Exercise aim
Output all the data exactly. Pictures do not belong in the copy.
....
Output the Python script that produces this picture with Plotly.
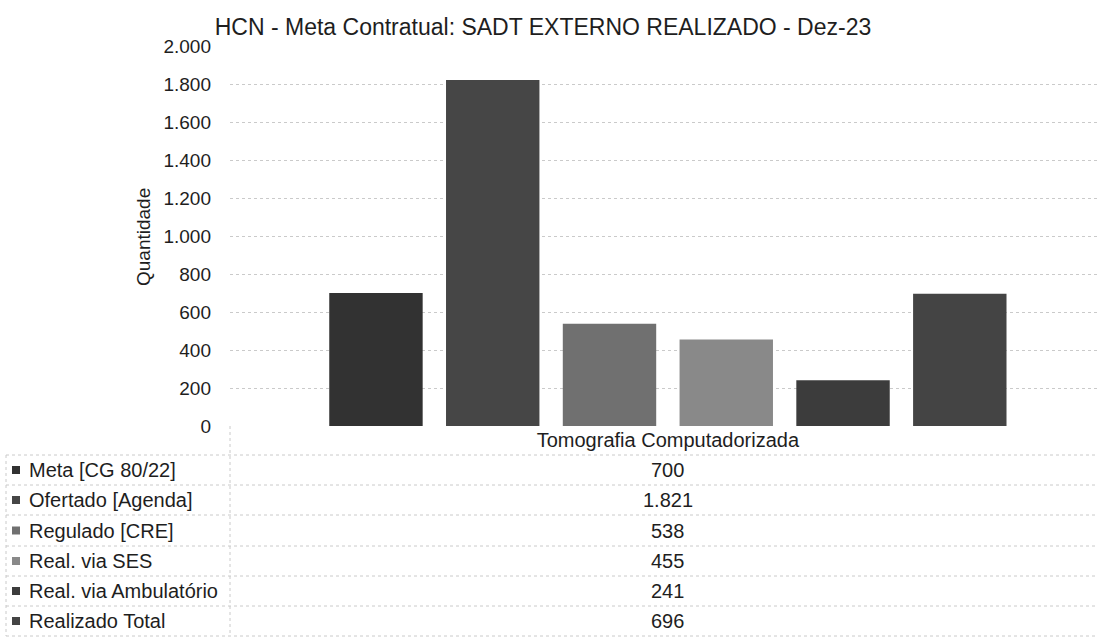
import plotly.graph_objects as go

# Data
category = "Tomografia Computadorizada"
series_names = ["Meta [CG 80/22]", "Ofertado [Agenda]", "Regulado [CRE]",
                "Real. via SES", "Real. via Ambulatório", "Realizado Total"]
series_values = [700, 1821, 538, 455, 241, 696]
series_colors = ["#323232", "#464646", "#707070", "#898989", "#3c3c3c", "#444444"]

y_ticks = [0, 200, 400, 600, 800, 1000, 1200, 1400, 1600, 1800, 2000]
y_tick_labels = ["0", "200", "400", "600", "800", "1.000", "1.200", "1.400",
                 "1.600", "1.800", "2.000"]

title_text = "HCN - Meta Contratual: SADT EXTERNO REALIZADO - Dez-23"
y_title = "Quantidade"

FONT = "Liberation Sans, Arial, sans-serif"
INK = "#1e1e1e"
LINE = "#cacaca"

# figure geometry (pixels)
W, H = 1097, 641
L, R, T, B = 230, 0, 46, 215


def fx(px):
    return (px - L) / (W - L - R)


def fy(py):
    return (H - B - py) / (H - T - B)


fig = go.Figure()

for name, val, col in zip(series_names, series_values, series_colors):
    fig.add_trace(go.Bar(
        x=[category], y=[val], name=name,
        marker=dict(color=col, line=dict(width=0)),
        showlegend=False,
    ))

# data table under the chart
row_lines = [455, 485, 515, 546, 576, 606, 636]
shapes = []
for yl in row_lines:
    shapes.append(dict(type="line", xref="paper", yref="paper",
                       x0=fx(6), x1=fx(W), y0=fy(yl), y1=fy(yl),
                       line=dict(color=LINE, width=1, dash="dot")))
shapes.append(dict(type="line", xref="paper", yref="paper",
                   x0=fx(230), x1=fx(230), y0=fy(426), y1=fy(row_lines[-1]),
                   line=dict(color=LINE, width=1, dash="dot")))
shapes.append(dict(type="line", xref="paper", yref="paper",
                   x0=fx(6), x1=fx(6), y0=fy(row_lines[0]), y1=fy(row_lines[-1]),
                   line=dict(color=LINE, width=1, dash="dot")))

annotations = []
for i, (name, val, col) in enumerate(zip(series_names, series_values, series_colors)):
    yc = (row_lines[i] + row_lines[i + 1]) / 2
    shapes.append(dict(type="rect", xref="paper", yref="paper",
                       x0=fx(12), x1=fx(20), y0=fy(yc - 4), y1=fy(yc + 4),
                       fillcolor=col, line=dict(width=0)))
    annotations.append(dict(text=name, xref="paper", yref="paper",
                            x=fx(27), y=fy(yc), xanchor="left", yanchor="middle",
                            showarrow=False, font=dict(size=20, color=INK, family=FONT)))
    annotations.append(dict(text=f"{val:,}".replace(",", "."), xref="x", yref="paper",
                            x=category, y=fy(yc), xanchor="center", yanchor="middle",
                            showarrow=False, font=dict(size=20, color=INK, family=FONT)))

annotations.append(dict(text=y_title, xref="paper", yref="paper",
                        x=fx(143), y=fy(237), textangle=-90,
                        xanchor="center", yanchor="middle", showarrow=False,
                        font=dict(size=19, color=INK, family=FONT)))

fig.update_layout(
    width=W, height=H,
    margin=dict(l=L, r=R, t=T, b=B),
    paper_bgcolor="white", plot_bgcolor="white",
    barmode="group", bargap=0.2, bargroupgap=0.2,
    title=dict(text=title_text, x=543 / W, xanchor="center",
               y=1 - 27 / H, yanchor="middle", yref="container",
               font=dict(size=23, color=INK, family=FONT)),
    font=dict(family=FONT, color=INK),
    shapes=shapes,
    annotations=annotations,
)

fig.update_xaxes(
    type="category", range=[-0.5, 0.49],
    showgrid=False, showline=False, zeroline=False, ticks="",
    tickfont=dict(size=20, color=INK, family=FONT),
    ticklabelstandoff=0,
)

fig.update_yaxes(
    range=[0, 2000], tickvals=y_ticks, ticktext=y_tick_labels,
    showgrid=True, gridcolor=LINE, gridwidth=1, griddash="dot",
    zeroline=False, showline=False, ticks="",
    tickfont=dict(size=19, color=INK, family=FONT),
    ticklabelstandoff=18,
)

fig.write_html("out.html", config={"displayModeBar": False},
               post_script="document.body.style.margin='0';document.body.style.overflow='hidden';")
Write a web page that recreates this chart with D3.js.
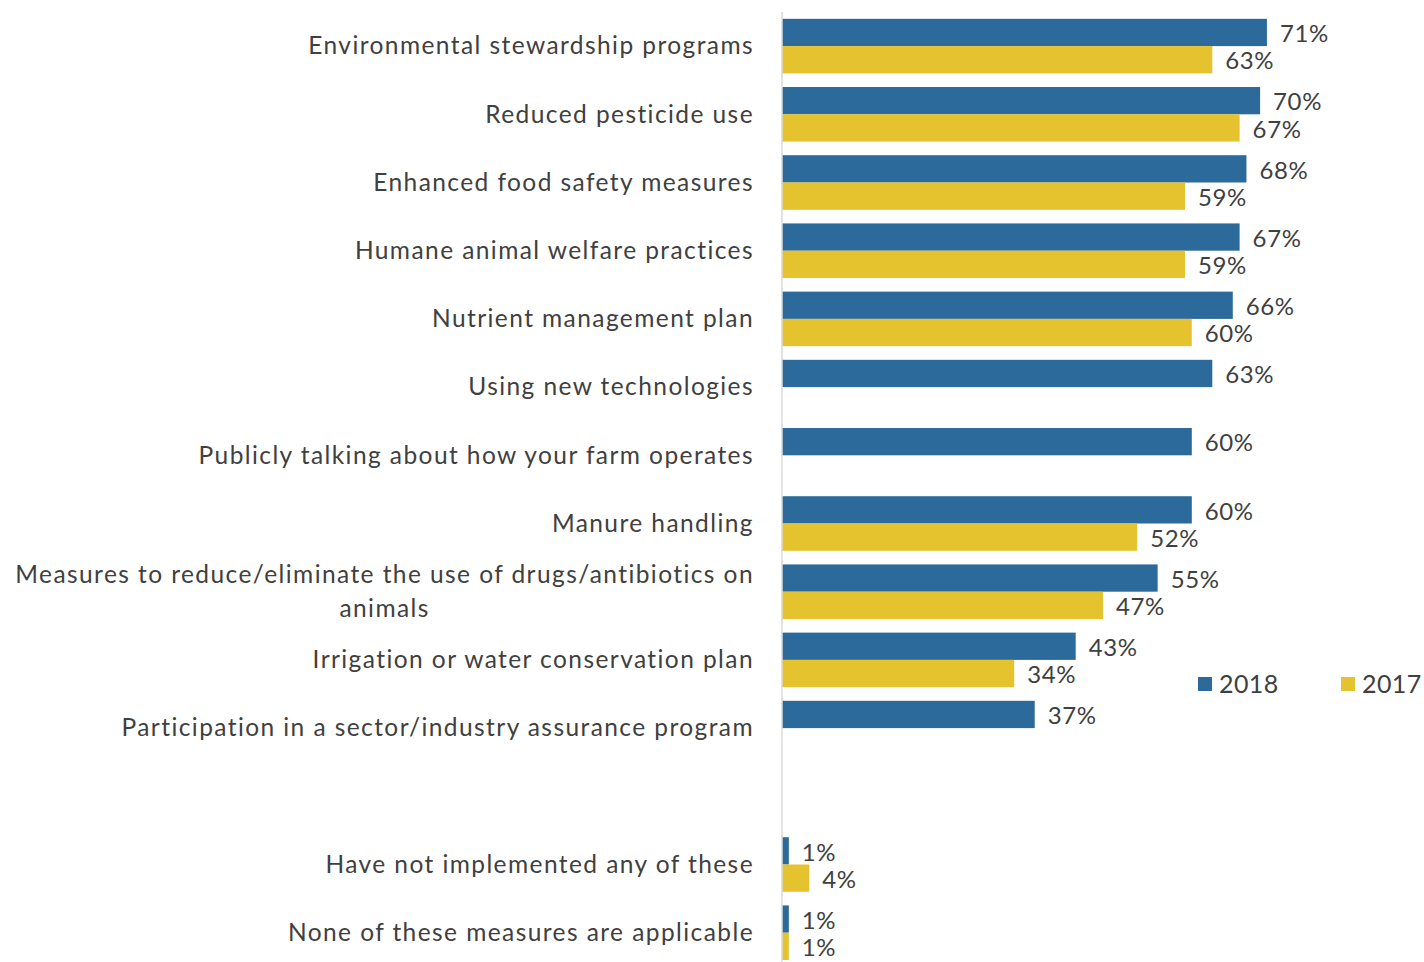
....
Solution for this task
Output the Python script that produces this picture with Plotly.
import plotly.graph_objects as go

# Data
category = "Tomografia Computadorizada"
series_names = ["Meta [CG 80/22]", "Ofertado [Agenda]", "Regulado [CRE]",
                "Real. via SES", "Real. via Ambulatório", "Realizado Total"]
series_values = [700, 1821, 538, 455, 241, 696]
series_colors = ["#323232", "#464646", "#707070", "#898989", "#3c3c3c", "#444444"]

y_ticks = [0, 200, 400, 600, 800, 1000, 1200, 1400, 1600, 1800, 2000]
y_tick_labels = ["0", "200", "400", "600", "800", "1.000", "1.200", "1.400",
                 "1.600", "1.800", "2.000"]

title_text = "HCN - Meta Contratual: SADT EXTERNO REALIZADO - Dez-23"
y_title = "Quantidade"

FONT = "Liberation Sans, Arial, sans-serif"
INK = "#1e1e1e"
LINE = "#cacaca"

# figure geometry (pixels)
W, H = 1097, 641
L, R, T, B = 230, 0, 46, 215


def fx(px):
    return (px - L) / (W - L - R)


def fy(py):
    return (H - B - py) / (H - T - B)


fig = go.Figure()

for name, val, col in zip(series_names, series_values, series_colors):
    fig.add_trace(go.Bar(
        x=[category], y=[val], name=name,
        marker=dict(color=col, line=dict(width=0)),
        showlegend=False,
    ))

# data table under the chart
row_lines = [455, 485, 515, 546, 576, 606, 636]
shapes = []
for yl in row_lines:
    shapes.append(dict(type="line", xref="paper", yref="paper",
                       x0=fx(6), x1=fx(W), y0=fy(yl), y1=fy(yl),
                       line=dict(color=LINE, width=1, dash="dot")))
shapes.append(dict(type="line", xref="paper", yref="paper",
                   x0=fx(230), x1=fx(230), y0=fy(426), y1=fy(row_lines[-1]),
                   line=dict(color=LINE, width=1, dash="dot")))
shapes.append(dict(type="line", xref="paper", yref="paper",
                   x0=fx(6), x1=fx(6), y0=fy(row_lines[0]), y1=fy(row_lines[-1]),
                   line=dict(color=LINE, width=1, dash="dot")))

annotations = []
for i, (name, val, col) in enumerate(zip(series_names, series_values, series_colors)):
    yc = (row_lines[i] + row_lines[i + 1]) / 2
    shapes.append(dict(type="rect", xref="paper", yref="paper",
                       x0=fx(12), x1=fx(20), y0=fy(yc - 4), y1=fy(yc + 4),
                       fillcolor=col, line=dict(width=0)))
    annotations.append(dict(text=name, xref="paper", yref="paper",
                            x=fx(27), y=fy(yc), xanchor="left", yanchor="middle",
                            showarrow=False, font=dict(size=20, color=INK, family=FONT)))
    annotations.append(dict(text=f"{val:,}".replace(",", "."), xref="x", yref="paper",
                            x=category, y=fy(yc), xanchor="center", yanchor="middle",
                            showarrow=False, font=dict(size=20, color=INK, family=FONT)))

annotations.append(dict(text=y_title, xref="paper", yref="paper",
                        x=fx(143), y=fy(237), textangle=-90,
                        xanchor="center", yanchor="middle", showarrow=False,
                        font=dict(size=19, color=INK, family=FONT)))

fig.update_layout(
    width=W, height=H,
    margin=dict(l=L, r=R, t=T, b=B),
    paper_bgcolor="white", plot_bgcolor="white",
    barmode="group", bargap=0.2, bargroupgap=0.2,
    title=dict(text=title_text, x=543 / W, xanchor="center",
               y=1 - 27 / H, yanchor="middle", yref="container",
               font=dict(size=23, color=INK, family=FONT)),
    font=dict(family=FONT, color=INK),
    shapes=shapes,
    annotations=annotations,
)

fig.update_xaxes(
    type="category", range=[-0.5, 0.49],
    showgrid=False, showline=False, zeroline=False, ticks="",
    tickfont=dict(size=20, color=INK, family=FONT),
    ticklabelstandoff=0,
)

fig.update_yaxes(
    range=[0, 2000], tickvals=y_ticks, ticktext=y_tick_labels,
    showgrid=True, gridcolor=LINE, gridwidth=1, griddash="dot",
    zeroline=False, showline=False, ticks="",
    tickfont=dict(size=19, color=INK, family=FONT),
    ticklabelstandoff=18,
)

fig.write_html("out.html", config={"displayModeBar": False},
               post_script="document.body.style.margin='0';document.body.style.overflow='hidden';")
Write a web page that recreates this chart with D3.js.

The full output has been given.